Takotsubo cardiomyopathy (TC) is widely regarded as a reversible form of stress-induced cardiomyopathy and has a variety of suggested underlying mechanisms and prognostic factors in a clinical setting.1–3 Studies to date have yielded conflicting results on the pathogenetic implications of microvascular dysfunction in TC.1,2 In their recently published case report,1 Bayon et al. documented coronary microvascular dysfunction, assessed using parameters such as hyperemic microvascular resistance (HMR) and coronary flow reserve (CFR), in a characteristic case of TC with apical ballooning. We would like to comment on this case and obtain further information from the authors.

Firstly, coronary slow flow (CSF) pattern, assessed using the TIMI frame count (TFC) method, have been viewed as a sign of increased coronary microvascular resistance, and are generally indicative of a severe adrenergic storm and the presence of substantial levels of associated vasoconstrictor mediators, such as neuropeptide-Y (co-released with noradrenaline) in the setting of TC.2,4-10 As expected, an existing CSF in this setting might also suggest high HMR values, and vice versa. What, therefore, were the baseline TFC values in the patient's major epicardial coronary arteries? Did these values also change significantly after adenosine infusion in correlation with the HMR values? This information might shed light on whether CSF patterns and increased HMR could be used interchangeably or in a complementary fashion to determine enhanced microvascular resistance in patients with TC.

Secondly, CSF pattern in TC may not be a uniform finding, yet; a prognostic sign that might only emerge in a portion of TC cases, and might predict adverse events, including arrhythmogenesis, heart failure, etc., and in these cases,2,8-10 possibly in correlation with its extent and severity. This may also hold true for increased HMR values in this setting. Did the patient with apparently very high HMR values in two of her major coronary arteries present with an arrhythmic event or decompensated heart failure in a hospital setting?
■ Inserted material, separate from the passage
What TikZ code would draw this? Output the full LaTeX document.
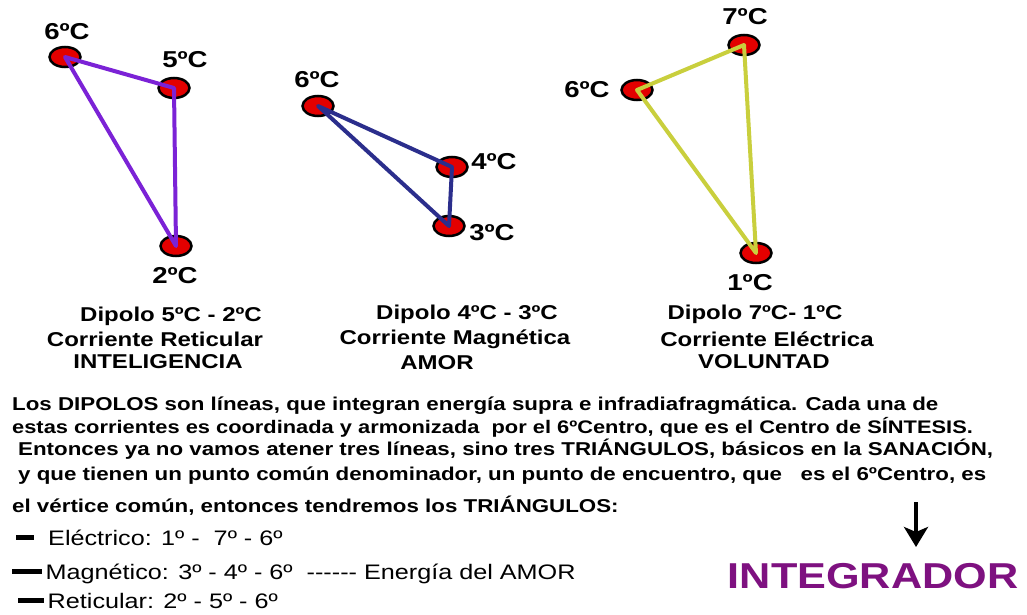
\documentclass[tikz,border=0pt]{standalone}
\usepackage{fontspec}
\setmainfont[FakeStretch=1.2]{Liberation Sans}
\usetikzlibrary{shapes.geometric,arrows.meta}
\definecolor{retcol}{HTML}{7B22D6}
\definecolor{magcol}{HTML}{2B2E8C}
\definecolor{elecol}{HTML}{C9CF3D}
\definecolor{dotred}{HTML}{E30000}
\definecolor{intcol}{HTML}{7E1180}
\newcommand{\raya}[1]{\rule[0.28em]{#1}{4.5pt}}
\tikzset{
  centro/.style={ellipse, draw=black, line width=2.5pt, fill=dotred,
    minimum width=31pt, minimum height=20pt, inner sep=0pt},
  grado/.style={font=\bfseries\fontsize{23}{25}\selectfont, inner sep=0pt},
  leyenda/.style={font=\bfseries\fontsize{20}{22}\selectfont, inner sep=0pt},
  texto/.style={font=\bfseries\fontsize{18.6}{20}\selectfont, anchor=west, inner sep=0pt},
  lista/.style={font=\fontsize{21}{23}\selectfont, anchor=west, inner sep=0pt},
  lado/.style={line width=4pt, line join=round},
}
\begin{document}
\begin{tikzpicture}[x=1pt, y=-1pt]
  \useasboundingbox[fill=white] (0,0) rectangle (1027,615);

  % Triangulo reticular
  \node[centro] (r6) at (65,57) {};
  \node[centro] (r5) at (174,88) {};
  \node[centro] (r2) at (176,246) {};
  \draw[lado, retcol] (r6.center) -- (r5.center) -- (r2.center) -- cycle;
  \node[grado] (lr6) at (67,32) {6ºC};
  \node[grado] (lr5) at (185,60) {5ºC};
  \node[grado] (lr2) at (175,276) {2ºC};

  % Triangulo magnetico
  \node[centro] (m6) at (318,106) {};
  \node[centro] (m4) at (452,167) {};
  \node[centro] (m3) at (449,226) {};
  \draw[lado, magcol] (m6.center) -- (m4.center) -- (m3.center) -- cycle;
  \node[grado] (lm6) at (317,80) {6ºC};
  \node[grado] (lm4) at (494,162) {4ºC};
  \node[grado] (lm3) at (492,233) {3ºC};

  % Triangulo electrico
  \node[centro] (e7) at (744,45) {};
  \node[centro] (e6) at (637,90) {};
  \node[centro] (e1) at (756,253) {};
  \draw[lado, elecol] (e6.center) -- (e7.center) -- (e1.center) -- cycle;
  \node[grado] (le7) at (745,17) {7ºC};
  \node[grado] (le6) at (587,90) {6ºC};
  \node[grado] (le1) at (750,283) {1ºC};

  % Leyendas
  \node[leyenda] (dr) at (171,316) {Dipolo 5ºC - 2ºC};
  \node[leyenda] (cr) at (155,339) {Corriente Reticular};
  \node[leyenda] (vr) at (158,362) {INTELIGENCIA};
  \node[leyenda] (dm) at (467,314) {Dipolo 4ºC - 3ºC};
  \node[leyenda] (cm) at (455,339) {Corriente Magnética};
  \node[leyenda] (vm) at (437,363) {AMOR};
  \node[leyenda] (de) at (755,314) {Dipolo 7ºC- 1ºC};
  \node[leyenda] (ce) at (767,339) {Corriente Eléctrica};
  \node[leyenda] (ve) at (764,362) {VOLUNTAD};

  % Texto
  \node[texto] (t1) at (12,406) {Los DIPOLOS son líneas, que integran energía supra e infradiafragmática. Cada una de};
  \node[texto, font=\bfseries\fontsize{18.2}{20}\selectfont] (t2) at (12,427) {estas corrientes es coordinada y armonizada\ \ por el 6ºCentro, que es el Centro de SÍNTESIS.};
  \node[texto] (t3) at (18,449) {Entonces ya no vamos atener tres líneas, sino tres TRIÁNGULOS, básicos en la SANACIÓN,};
  \node[texto] (t4) at (18,476) {y que tienen un punto común denominador, un punto de encuentro, que\ \ \ es el 6ºCentro, es};
  \node[texto] (t5) at (12,506) {el vértice común, entonces tendremos los TRIÁNGULOS:};

  % Lista
  \node[lista] (l1) at (16,538) {\raya{18pt}\ \ Eléctrico: 1º -\ \ 7º - 6º};
  \node[lista] (l2) at (12,574) {\raya{30pt}\,Magnético: 3º - 4º - 6º\ \ -{}-{}-{}-{}-{}- Energía del AMOR};
  \node[lista] (l3) at (18,601) {\raya{26pt}\,Reticular: 2º - 5º - 6º};

  % Integrador
  \coordinate (flecha) at (916,502);
  \coordinate (punta) at (916,547);
  \node[font=\bfseries\fontsize{36}{38}\selectfont, text=intcol, inner sep=0pt] (integ) at (873,576) {INTEGRADOR};
  \draw[line width=4pt, -{Stealth[length=20pt, width=24pt, inset=5pt]}] (flecha) -- (punta);
\end{tikzpicture}
\end{document}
Additionally, an extreme adrenergic storm during an index TC might be a predictor of recurrent episodes6,9,10 and might be evidenced by very high TFC9 and/or HMR values in this setting. This would require close supervision of the patient1 combined with potential preventive strategies against TC recurrence in the long-term.3,9,10

Thirdly, a significant drop in baseline HMR values in response to adenosine infusion (observed in the patient's left anterior descending artery)1 might help to identify TC cases that are most likely to benefit from coronary vasodilator strategies, thus improving overall prognosis.5,9 This leads us to question whether the patient received any vasodilator therapy.

And lastly, the patient1 was also reported to have low CFR, which has been an underrated vascular index in patients with TC. It is Important to note that acutely impaired CFR might also have adjunctive prognostic value in these patients. However, given the high predilection of syndrome-X, characterized by blunted coronary vasodilation during exercise as part of generalized endothelial dysfunction in postmenopausal women,7 impaired CFR might be present as a coincidental finding in certain TC cases (which might have occurred in the present case) long before index TC progression, potentially diminishing its value as an acute prognostic marker in this setting.

In summary, the authors1 should be congratulated for their enlightening case report that documents coronary function as assessed by vascular indices in a patient with classical TC. Routine assessment of these parameters during coronary angiogram might enable initial risk-stratification of TC cases at disease onset, and help tailor patient-specific management strategies (vasodilators, antiarrhythmics, etc.) to improve overall prognosis in these patients.